## Dataset section
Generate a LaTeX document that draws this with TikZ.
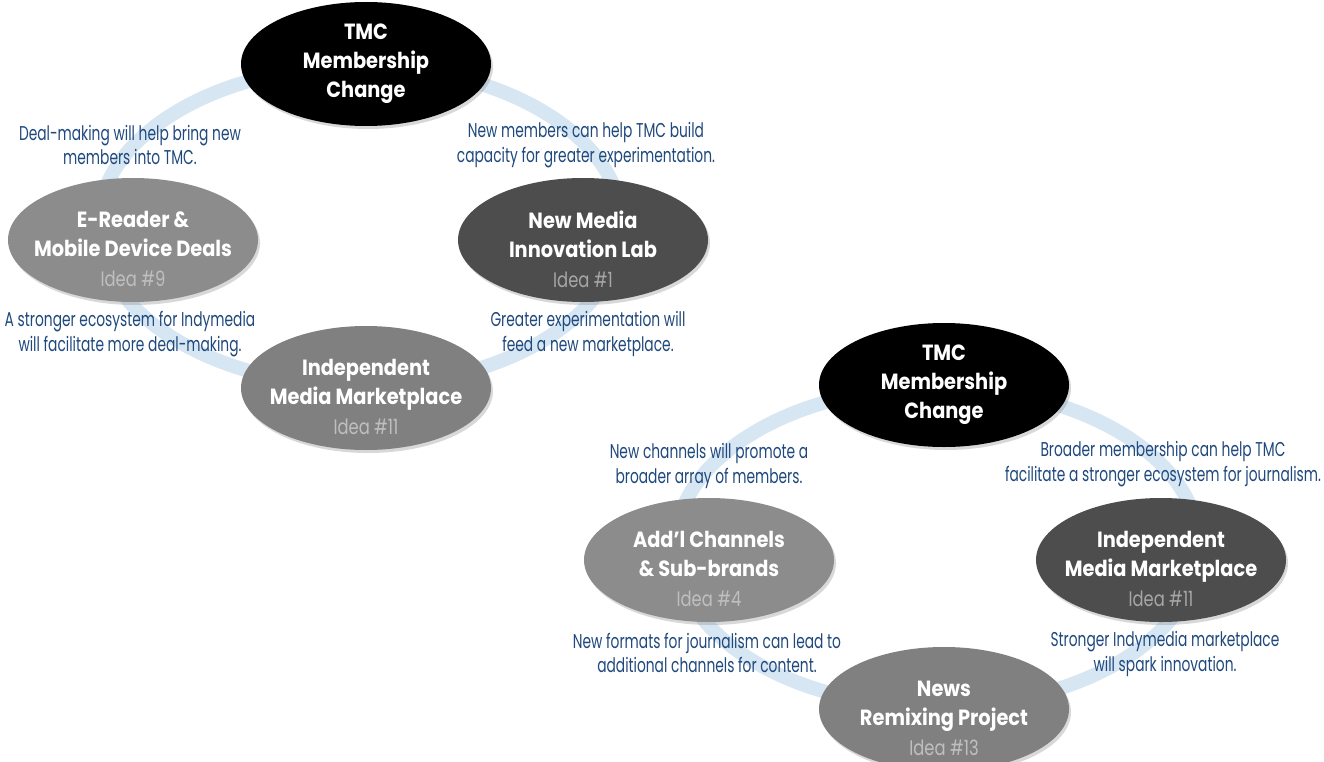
\documentclass[tikz,border=0pt]{standalone}
\usepackage{fontspec}
\setmainfont{Poppins}[FakeStretch=0.69]
\newfontfamily\ttlfont{Poppins}[FakeStretch=0.88]
\newfontfamily\ideafont{Poppins}[FakeStretch=0.78]
\usetikzlibrary{shapes.geometric,shadows}
\definecolor{ringc}{HTML}{D7E6F3}
\definecolor{lblc}{HTML}{1F497D}
\definecolor{darkc}{HTML}{4D4D4D}
\definecolor{midc}{HTML}{808080}
\definecolor{lightc}{HTML}{8C8C8C}
\definecolor{ideadk}{HTML}{A6A6A6}
\definecolor{idealt}{HTML}{BFBFBF}
\newcommand\ideatxt[2]{{\color{#1}\ideafont\mdseries\fontsize{21}{29}\selectfont Idea \##2}}
\tikzset{
  oval/.style={ellipse, minimum width=250pt, minimum height=124pt, inner sep=0pt,
    drop shadow={opacity=0.3, shadow xshift=2pt, shadow yshift=-3pt}},
  ttl/.style={align=center, text=white, inner sep=0pt, font=\ttlfont\bfseries\fontsize{22}{29}\selectfont},
  lbl/.style={align=center, text=lblc, inner sep=0pt, font=\fontsize{20}{24.5}\selectfont},
  ringline/.style={draw=ringc, line width=14pt},
}
\begin{document}
\begin{tikzpicture}[x=1pt,y=-1pt]
\useasboundingbox (0,0) rectangle (1324,762);
\clip (0,0) rectangle (1324,762);
\fill[white] (0,0) rectangle (1324,762);
% ---------- diagram 1 ----------
\coordinate (r1) at (360,226);
\draw[ringline] (r1) ellipse [x radius=262pt, y radius=160pt];
\node[oval, fill=black] (tmca) at (366,64) {};
\node[ttl] (tmcat) at (tmca.center) {TMC\\Membership\\Change};
\node[oval, fill=lightc] (erd) at (133,240) {};
\node[ttl] (erdt) at ([yshift=-9pt]erd.center) {E-Reader \&\\Mobile Device Deals\\[1pt]\ideatxt{idealt}{9}};
\node[oval, fill=darkc] (nml) at (583,240) {};
\node[ttl] (nmlt) at ([yshift=-9pt]nml.center) {New Media\\Innovation Lab\\[1pt]\ideatxt{ideadk}{1}};
\node[oval, fill=midc] (ima) at (366,388) {};
\node[ttl] (imat) at ([yshift=-9pt]ima.center) {Independent\\Media Marketplace\\[1pt]\ideatxt{idealt}{11}};
\node[lbl] (la1) at (130,145) {Deal-making will help bring new\\members into TMC.};
\node[lbl] (la2) at (586,145) {New members can help TMC build\\capacity for greater experimentation.};
\node[lbl] (la3) at (130,334) {A stronger ecosystem for Indymedia\\will facilitate more deal-making.};
\node[lbl] (la4) at (588,334) {Greater experimentation will\\feed a new marketplace.};
% ---------- diagram 2 ----------
\coordinate (r2) at (937,547);
\draw[ringline] (r2) ellipse [x radius=262pt, y radius=160pt];
\node[oval, fill=black] (tmcb) at (944,385) {};
\node[ttl] (tmcbt) at (tmcb.center) {TMC\\Membership\\Change};
\node[oval, fill=lightc] (adc) at (709,560) {};
\node[ttl] (adct) at ([yshift=-9pt]adc.center) {Add’l Channels\\\& Sub-brands\\[1pt]\ideatxt{idealt}{4}};
\node[oval, fill=darkc] (imb) at (1161,560) {};
\node[ttl] (imbt) at ([yshift=-9pt]imb.center) {Independent\\Media Marketplace\\[1pt]\ideatxt{ideadk}{11}};
\node[oval, fill=midc] (nrp) at (944,709) {};
\node[ttl] (nrpt) at ([yshift=-9pt]nrp.center) {News\\Remixing Project\\[1pt]\ideatxt{idealt}{13}};
\node[lbl] (lb1) at (709,466) {New channels will promote a\\broader array of members.};
\node[lbl] (lb2) at (1163,464) {Broader membership can help TMC\\facilitate a stronger ecosystem for journalism.};
\node[lbl] (lb3) at (707,653) {New formats for journalism can lead to\\additional channels for content.};
\node[lbl] (lb4) at (1165,654) {Stronger Indymedia marketplace\\will spark innovation.};
\end{tikzpicture}
\end{document}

## Stated task
Omit any images, then output the listing exactly.

## Answer to this task
Generate a LaTeX document that draws this with TikZ.
\documentclass[tikz,border=0pt]{standalone}
\usepackage{fontspec}
\setmainfont{Poppins}[FakeStretch=0.69]
\newfontfamily\ttlfont{Poppins}[FakeStretch=0.88]
\newfontfamily\ideafont{Poppins}[FakeStretch=0.78]
\usetikzlibrary{shapes.geometric,shadows}
\definecolor{ringc}{HTML}{D7E6F3}
\definecolor{lblc}{HTML}{1F497D}
\definecolor{darkc}{HTML}{4D4D4D}
\definecolor{midc}{HTML}{808080}
\definecolor{lightc}{HTML}{8C8C8C}
\definecolor{ideadk}{HTML}{A6A6A6}
\definecolor{idealt}{HTML}{BFBFBF}
\newcommand\ideatxt[2]{{\color{#1}\ideafont\mdseries\fontsize{21}{29}\selectfont Idea \##2}}
\tikzset{
  oval/.style={ellipse, minimum width=250pt, minimum height=124pt, inner sep=0pt,
    drop shadow={opacity=0.3, shadow xshift=2pt, shadow yshift=-3pt}},
  ttl/.style={align=center, text=white, inner sep=0pt, font=\ttlfont\bfseries\fontsize{22}{29}\selectfont},
  lbl/.style={align=center, text=lblc, inner sep=0pt, font=\fontsize{20}{24.5}\selectfont},
  ringline/.style={draw=ringc, line width=14pt},
}
\begin{document}
\begin{tikzpicture}[x=1pt,y=-1pt]
\useasboundingbox (0,0) rectangle (1324,762);
\clip (0,0) rectangle (1324,762);
\fill[white] (0,0) rectangle (1324,762);
% ---------- diagram 1 ----------
\coordinate (r1) at (360,226);
\draw[ringline] (r1) ellipse [x radius=262pt, y radius=160pt];
\node[oval, fill=black] (tmca) at (366,64) {};
\node[ttl] (tmcat) at (tmca.center) {TMC\\Membership\\Change};
\node[oval, fill=lightc] (erd) at (133,240) {};
\node[ttl] (erdt) at ([yshift=-9pt]erd.center) {E-Reader \&\\Mobile Device Deals\\[1pt]\ideatxt{idealt}{9}};
\node[oval, fill=darkc] (nml) at (583,240) {};
\node[ttl] (nmlt) at ([yshift=-9pt]nml.center) {New Media\\Innovation Lab\\[1pt]\ideatxt{ideadk}{1}};
\node[oval, fill=midc] (ima) at (366,388) {};
\node[ttl] (imat) at ([yshift=-9pt]ima.center) {Independent\\Media Marketplace\\[1pt]\ideatxt{idealt}{11}};
\node[lbl] (la1) at (130,145) {Deal-making will help bring new\\members into TMC.};
\node[lbl] (la2) at (586,145) {New members can help TMC build\\capacity for greater experimentation.};
\node[lbl] (la3) at (130,334) {A stronger ecosystem for Indymedia\\will facilitate more deal-making.};
\node[lbl] (la4) at (588,334) {Greater experimentation will\\feed a new marketplace.};
% ---------- diagram 2 ----------
\coordinate (r2) at (937,547);
\draw[ringline] (r2) ellipse [x radius=262pt, y radius=160pt];
\node[oval, fill=black] (tmcb) at (944,385) {};
\node[ttl] (tmcbt) at (tmcb.center) {TMC\\Membership\\Change};
\node[oval, fill=lightc] (adc) at (709,560) {};
\node[ttl] (adct) at ([yshift=-9pt]adc.center) {Add’l Channels\\\& Sub-brands\\[1pt]\ideatxt{idealt}{4}};
\node[oval, fill=darkc] (imb) at (1161,560) {};
\node[ttl] (imbt) at ([yshift=-9pt]imb.center) {Independent\\Media Marketplace\\[1pt]\ideatxt{ideadk}{11}};
\node[oval, fill=midc] (nrp) at (944,709) {};
\node[ttl] (nrpt) at ([yshift=-9pt]nrp.center) {News\\Remixing Project\\[1pt]\ideatxt{idealt}{13}};
\node[lbl] (lb1) at (709,466) {New channels will promote a\\broader array of members.};
\node[lbl] (lb2) at (1163,464) {Broader membership can help TMC\\facilitate a stronger ecosystem for journalism.};
\node[lbl] (lb3) at (707,653) {New formats for journalism can lead to\\additional channels for content.};
\node[lbl] (lb4) at (1165,654) {Stronger Indymedia marketplace\\will spark innovation.};
\end{tikzpicture}
\end{document}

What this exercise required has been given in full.